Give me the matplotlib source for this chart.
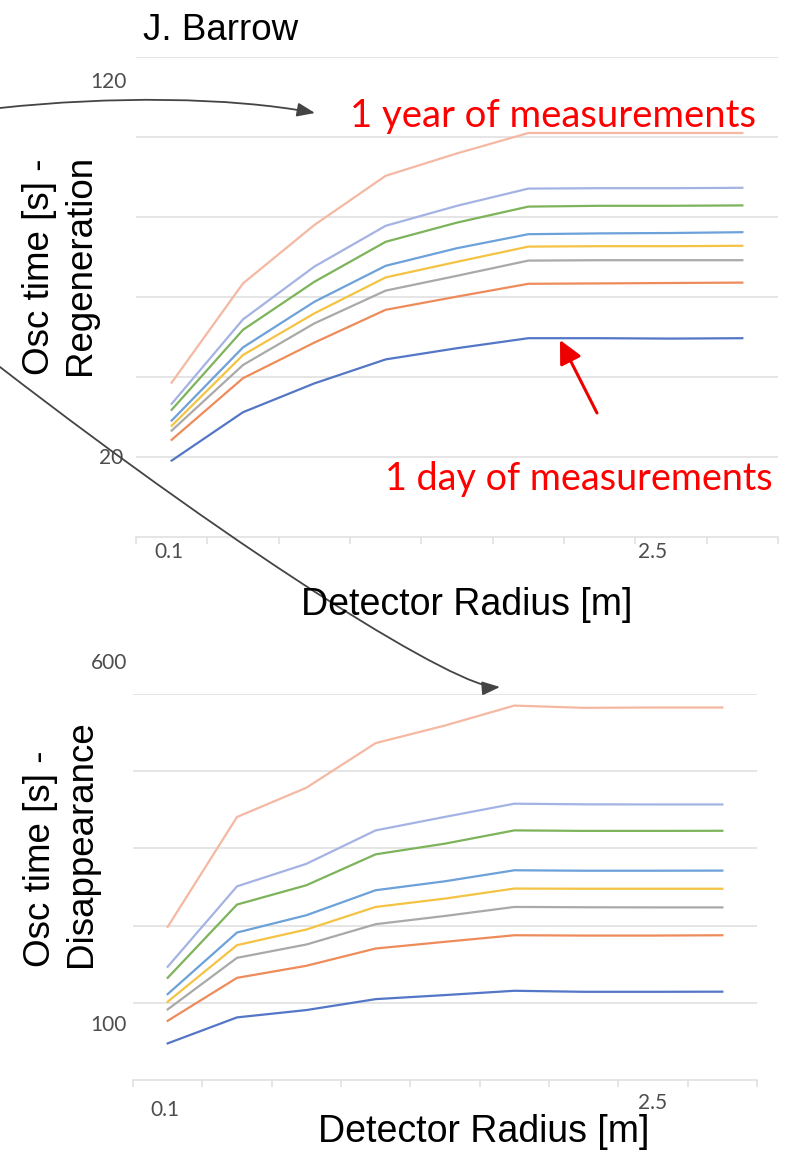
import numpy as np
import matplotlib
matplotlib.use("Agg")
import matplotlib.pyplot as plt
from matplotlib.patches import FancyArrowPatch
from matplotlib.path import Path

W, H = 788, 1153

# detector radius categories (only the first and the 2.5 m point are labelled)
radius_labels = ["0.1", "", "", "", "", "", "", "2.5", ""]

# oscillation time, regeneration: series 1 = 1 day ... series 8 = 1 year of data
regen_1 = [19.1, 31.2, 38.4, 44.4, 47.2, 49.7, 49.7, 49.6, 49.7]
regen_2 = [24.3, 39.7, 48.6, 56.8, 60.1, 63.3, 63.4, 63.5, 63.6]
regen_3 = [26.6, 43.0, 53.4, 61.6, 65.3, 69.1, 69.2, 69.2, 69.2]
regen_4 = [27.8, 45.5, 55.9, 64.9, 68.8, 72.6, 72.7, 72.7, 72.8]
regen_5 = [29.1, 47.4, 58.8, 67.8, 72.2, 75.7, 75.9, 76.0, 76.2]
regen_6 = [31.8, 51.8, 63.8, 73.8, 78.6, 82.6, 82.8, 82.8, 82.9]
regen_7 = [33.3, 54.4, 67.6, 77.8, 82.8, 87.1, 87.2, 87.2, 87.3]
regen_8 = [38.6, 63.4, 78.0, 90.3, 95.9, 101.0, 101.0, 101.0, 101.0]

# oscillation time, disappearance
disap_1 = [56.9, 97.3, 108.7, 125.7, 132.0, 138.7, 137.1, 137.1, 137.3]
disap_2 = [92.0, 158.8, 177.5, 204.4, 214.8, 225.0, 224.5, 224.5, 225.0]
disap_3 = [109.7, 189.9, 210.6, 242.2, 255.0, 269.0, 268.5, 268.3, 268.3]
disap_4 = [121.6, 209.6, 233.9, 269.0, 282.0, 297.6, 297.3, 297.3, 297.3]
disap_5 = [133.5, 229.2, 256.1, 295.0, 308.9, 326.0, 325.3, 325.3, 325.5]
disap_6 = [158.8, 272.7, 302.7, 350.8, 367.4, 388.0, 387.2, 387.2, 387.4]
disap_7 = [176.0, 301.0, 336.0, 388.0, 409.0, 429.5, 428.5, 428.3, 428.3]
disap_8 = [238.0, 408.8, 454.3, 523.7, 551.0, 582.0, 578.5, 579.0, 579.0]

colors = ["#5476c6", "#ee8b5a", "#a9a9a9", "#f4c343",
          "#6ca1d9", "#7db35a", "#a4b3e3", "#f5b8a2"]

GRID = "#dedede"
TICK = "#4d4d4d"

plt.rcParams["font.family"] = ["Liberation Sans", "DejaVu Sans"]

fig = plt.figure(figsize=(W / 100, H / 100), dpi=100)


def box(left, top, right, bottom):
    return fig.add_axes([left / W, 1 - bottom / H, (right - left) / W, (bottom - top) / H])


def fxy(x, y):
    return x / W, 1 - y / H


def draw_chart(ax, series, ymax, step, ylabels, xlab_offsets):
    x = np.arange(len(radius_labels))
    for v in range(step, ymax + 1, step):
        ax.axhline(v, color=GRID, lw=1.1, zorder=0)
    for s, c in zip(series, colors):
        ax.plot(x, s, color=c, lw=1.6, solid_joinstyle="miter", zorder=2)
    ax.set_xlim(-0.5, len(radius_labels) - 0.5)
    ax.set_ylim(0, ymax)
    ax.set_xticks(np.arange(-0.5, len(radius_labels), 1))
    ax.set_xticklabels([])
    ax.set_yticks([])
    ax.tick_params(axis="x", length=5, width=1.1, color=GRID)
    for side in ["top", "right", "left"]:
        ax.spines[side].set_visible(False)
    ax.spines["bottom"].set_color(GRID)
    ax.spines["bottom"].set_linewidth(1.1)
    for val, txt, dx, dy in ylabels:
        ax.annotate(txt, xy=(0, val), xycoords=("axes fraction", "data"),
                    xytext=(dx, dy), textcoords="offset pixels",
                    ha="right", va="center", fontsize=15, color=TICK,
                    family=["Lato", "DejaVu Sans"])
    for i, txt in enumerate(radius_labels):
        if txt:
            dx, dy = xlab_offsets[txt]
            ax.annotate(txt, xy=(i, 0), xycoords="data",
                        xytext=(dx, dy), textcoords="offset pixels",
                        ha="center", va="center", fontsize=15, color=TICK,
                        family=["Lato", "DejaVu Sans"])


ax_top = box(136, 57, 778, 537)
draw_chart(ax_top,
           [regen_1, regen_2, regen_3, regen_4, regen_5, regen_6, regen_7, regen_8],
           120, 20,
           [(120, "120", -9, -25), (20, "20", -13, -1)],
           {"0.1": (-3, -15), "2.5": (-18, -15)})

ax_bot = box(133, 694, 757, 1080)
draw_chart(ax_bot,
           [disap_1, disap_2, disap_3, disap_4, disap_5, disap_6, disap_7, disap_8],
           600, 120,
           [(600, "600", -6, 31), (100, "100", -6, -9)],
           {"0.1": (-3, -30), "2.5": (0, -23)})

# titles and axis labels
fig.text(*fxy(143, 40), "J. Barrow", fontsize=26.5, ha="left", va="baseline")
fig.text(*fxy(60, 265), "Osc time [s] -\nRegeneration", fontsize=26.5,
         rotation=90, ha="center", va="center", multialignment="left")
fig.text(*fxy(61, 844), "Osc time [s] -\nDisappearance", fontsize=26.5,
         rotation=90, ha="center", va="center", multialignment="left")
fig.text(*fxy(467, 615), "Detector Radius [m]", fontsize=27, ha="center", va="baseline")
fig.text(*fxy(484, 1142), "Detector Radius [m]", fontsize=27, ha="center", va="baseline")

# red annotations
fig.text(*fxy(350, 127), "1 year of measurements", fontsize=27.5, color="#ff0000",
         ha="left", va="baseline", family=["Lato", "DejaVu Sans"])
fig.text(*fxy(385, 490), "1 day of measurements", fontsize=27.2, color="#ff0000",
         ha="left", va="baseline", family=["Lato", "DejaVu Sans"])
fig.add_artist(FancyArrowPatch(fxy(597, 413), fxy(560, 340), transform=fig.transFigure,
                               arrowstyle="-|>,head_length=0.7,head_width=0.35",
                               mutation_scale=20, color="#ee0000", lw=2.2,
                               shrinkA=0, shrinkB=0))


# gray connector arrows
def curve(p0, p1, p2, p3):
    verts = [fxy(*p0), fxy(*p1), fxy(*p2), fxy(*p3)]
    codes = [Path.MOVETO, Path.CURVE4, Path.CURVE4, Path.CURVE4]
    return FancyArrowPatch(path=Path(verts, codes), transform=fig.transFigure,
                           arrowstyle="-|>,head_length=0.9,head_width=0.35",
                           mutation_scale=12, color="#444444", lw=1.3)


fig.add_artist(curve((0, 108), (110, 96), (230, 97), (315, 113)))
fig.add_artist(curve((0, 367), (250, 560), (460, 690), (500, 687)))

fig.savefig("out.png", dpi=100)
======
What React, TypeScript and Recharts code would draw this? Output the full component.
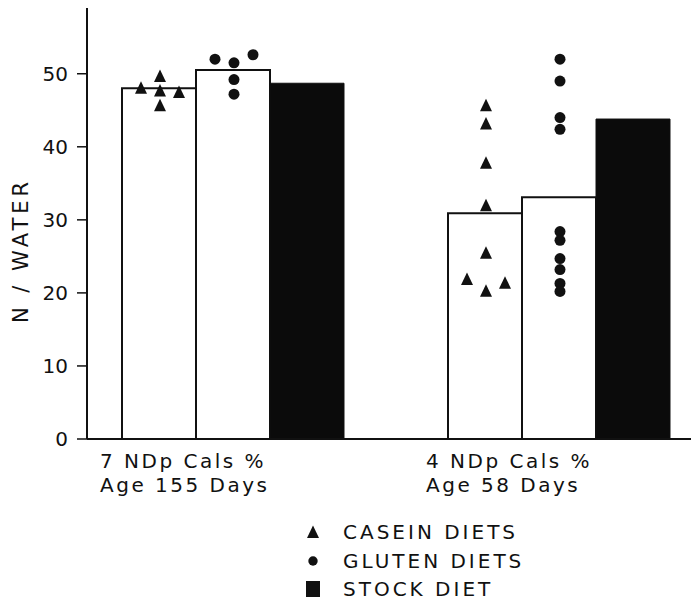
======
■ **WRITTEN INSTRUCTION**: Find the word "matplotlib" and list each line it appears in.

■ **FINAL ANSWER**:
Give me the matplotlib source for this chart.
import matplotlib
matplotlib.use("Agg")
import matplotlib.pyplot as plt
from matplotlib.patches import FancyArrowPatch
from matplotlib.path import Path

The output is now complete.